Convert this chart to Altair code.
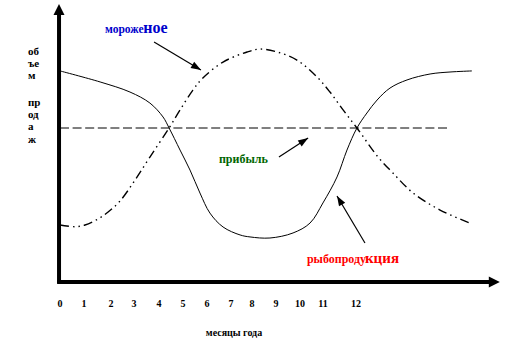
import math
import altair as alt
import pandas as pd

# ---------------- data (months on x, sales volume on y) ----------------
months_fish = [0.00, 1.65, 2.88, 3.70, 4.24, 4.49, 4.94, 5.35, 5.76, 6.17, 6.71, 7.41, 7.82,
               8.64, 9.59, 10.29, 10.82, 11.40, 11.81, 12.22, 12.63, 13.05, 13.58, 14.28,
               15.23, 16.05, 16.95]
fish = [137.3, 130.1, 123.5, 116.3, 107.2, 100.0, 85.6, 72.5, 57.5, 44.4, 35.3, 30.1, 28.8,
        28.1, 31.4, 37.9, 51.0, 68.0, 85.6, 100.0, 109.8, 118.3, 126.1, 131.4,
        135.3, 136.6, 137.3]

months_ice = [0.00, 0.62, 1.03, 1.56, 1.98, 2.47, 3.09, 3.70, 4.49, 4.94, 5.47, 5.88, 6.71,
              7.70, 8.23, 8.93, 9.75, 10.58, 11.11, 11.65, 12.22, 13.09, 13.70, 14.53,
              15.64, 16.95]
ice = [36.6, 35.5, 36.6, 40.5, 45.1, 52.3, 66.0, 81.0, 100.0, 111.8, 124.8, 132.7, 143.1,
       149.7, 151.6, 149.7, 144.4, 133.3, 123.5, 111.8, 100.0, 81.0, 70.6, 57.5,
       46.4, 37.3]

profit_months = [0.0, 16.05]
profit_level = [100.0, 100.0]

tick_labels = ["0", "1", "2", "3", "4", "5", "6", "7", "8", "9", "10", "11", "12"]
tick_pos = [0.0, 0.99, 2.10, 3.05, 4.07, 5.06, 6.05, 7.04, 7.90, 8.89, 9.88, 10.82, 12.18]

x_title = "месяцы года"
y_title_top = ["об", "ъе", "м"]
y_title_bottom = ["пр", "од", "а", "ж"]

# annotation arrows: from (label) -> to (curve)
arrow_from_x = [3.87, 9.01, 12.55]
arrow_from_y = [156.2, 81.0, 24.8]
arrow_to_x = [5.80, 10.21, 11.40]
arrow_to_y = [137.9, 93.5, 55.6]

# ---------------- layout ----------------
W, H = 509, 352
PX_X, PX_Y = 24.3, 1.53
ORIG_X, ORIG_Y = 60, 281
xs = alt.Scale(domain=[-ORIG_X / PX_X, (W - ORIG_X) / PX_X], nice=False, zero=False)
ys = alt.Scale(domain=[-(H - ORIG_Y) / PX_Y, ORIG_Y / PX_Y], nice=False, zero=False)
FONT = "Liberation Serif"


def X(f="x"):
    return alt.X(f"{f}:Q", scale=xs, axis=None)


def Y(f="y"):
    return alt.Y(f"{f}:Q", scale=ys, axis=None)


fish_df = pd.DataFrame({"x": months_fish, "y": fish})
ice_df = pd.DataFrame({"x": months_ice, "y": ice})
profit_df = pd.DataFrame({"x": profit_months, "y": profit_level})

fish_line = alt.Chart(fish_df).mark_line(
    color="black", strokeWidth=1, interpolate="catmull-rom"
).encode(x=X(), y=Y())

ice_line = alt.Chart(ice_df).mark_line(
    color="black", strokeWidth=1.4, interpolate="catmull-rom",
    strokeDash=[9, 4, 1.5, 4, 1.5, 4]
).encode(x=X(), y=Y())

profit_line = alt.Chart(profit_df).mark_line(
    color="black", strokeWidth=1, strokeDash=[9, 3.6]
).encode(x=X(), y=Y())

# axes with arrowheads
axes_df = pd.DataFrame({
    "x": [-0.04, -0.12], "y": [-1.3, -0.65],
    "x2": [-0.04, 17.7], "y2": [174.5, -0.65],
})
axes_rules = alt.Chart(axes_df).mark_rule(color="black", strokeWidth=4).encode(
    x=X(), y=Y(), x2="x2:Q", y2="y2:Q"
)
axes_heads_df = pd.DataFrame({"x": [-0.04, 18.1], "y": [181.0, -0.65], "angle": [0, 90]})
axes_heads = alt.Chart(axes_heads_df).mark_point(
    shape="M0,0L-0.5,1L0.5,1Z", size=484, filled=True, color="black", opacity=1, strokeWidth=0
).encode(x=X(), y=Y(), angle=alt.Angle("angle:Q", scale=None))

# annotation arrows
arr_df = pd.DataFrame({"x": arrow_from_x, "y": arrow_from_y, "x2": arrow_to_x, "y2": arrow_to_y})
arr_df["angle"] = [
    (math.degrees(math.atan2((x2 - x1) * PX_X, (y2 - y1) * PX_Y)) + 360) % 360
    for x1, y1, x2, y2 in zip(arrow_from_x, arrow_from_y, arrow_to_x, arrow_to_y)
]
arrow_lines = alt.Chart(arr_df).mark_rule(color="black", strokeWidth=1.2).encode(
    x=X(), y=Y(), x2="x2:Q", y2="y2:Q"
)
arrow_heads = alt.Chart(arr_df).mark_point(
    shape="M0,0L-0.36,1L0.36,1Z", size=400, filled=True, color="black", opacity=1, strokeWidth=0
).encode(x=X("x2"), y=Y("y2"), angle=alt.Angle("angle:Q", scale=None))


def label(x, y, text, size, color, align="left"):
    df = pd.DataFrame({"x": [x], "y": [y], "t": [text]})
    return alt.Chart(df).mark_text(
        font=FONT, fontWeight="bold", fontSize=size, color=color,
        align=align, baseline="alphabetic"
    ).encode(x=X(), y=Y(), text="t:N")


labels = [
    label(1.85, 162.1, "мороже", 11.5, "#0000CC"),
    label(3.43, 162.1, "ное", 16, "#0000CC"),
    label(6.54, 76.8, "прибыль", 12, "#006600"),
    label(10.16, 11.8, "рыбопроду", 12, "#FF0000"),
    label(12.55, 11.8, "кция", 15, "#FF0000"),
    label(7.16, -35.9, x_title, 10, "black", align="center"),
]

ticks_df = pd.DataFrame({"x": tick_pos, "y": [-17.0] * len(tick_pos), "t": tick_labels})
ticks = alt.Chart(ticks_df).mark_text(
    font=FONT, fontWeight="bold", fontSize=10, color="black", align="center", baseline="alphabetic"
).encode(x=X(), y=Y(), text="t:N")


def ylines(lines, y):
    df = pd.DataFrame({"x": [-1.32], "y": [y]})
    return alt.Chart(df).mark_text(
        text=lines, lineHeight=12.2, font=FONT, fontWeight="bold", fontSize=11,
        color="black", align="left", baseline="alphabetic"
    ).encode(x=X(), y=Y())


ytitle_top = ylines(y_title_top, 147.7)
ytitle_bottom = ylines(y_title_bottom, 114.4)

chart = alt.layer(
    profit_line, ice_line, fish_line, axes_rules, axes_heads,
    arrow_lines, arrow_heads, ticks, ytitle_top, ytitle_bottom, *labels
).properties(
    width=W, height=H, padding=0, autosize=alt.AutoSizeParams(type="none"), background="white"
).configure_view(stroke=None)

chart.save("out.html", embed_options={"renderer": "svg", "actions": False})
____
> **Your task**
Skip every picture and return the lines above from the top through the one that contains "import pandas as pd".

> **Exercise result**
Convert this chart to Altair code.
import math
import altair as alt
import pandas as pd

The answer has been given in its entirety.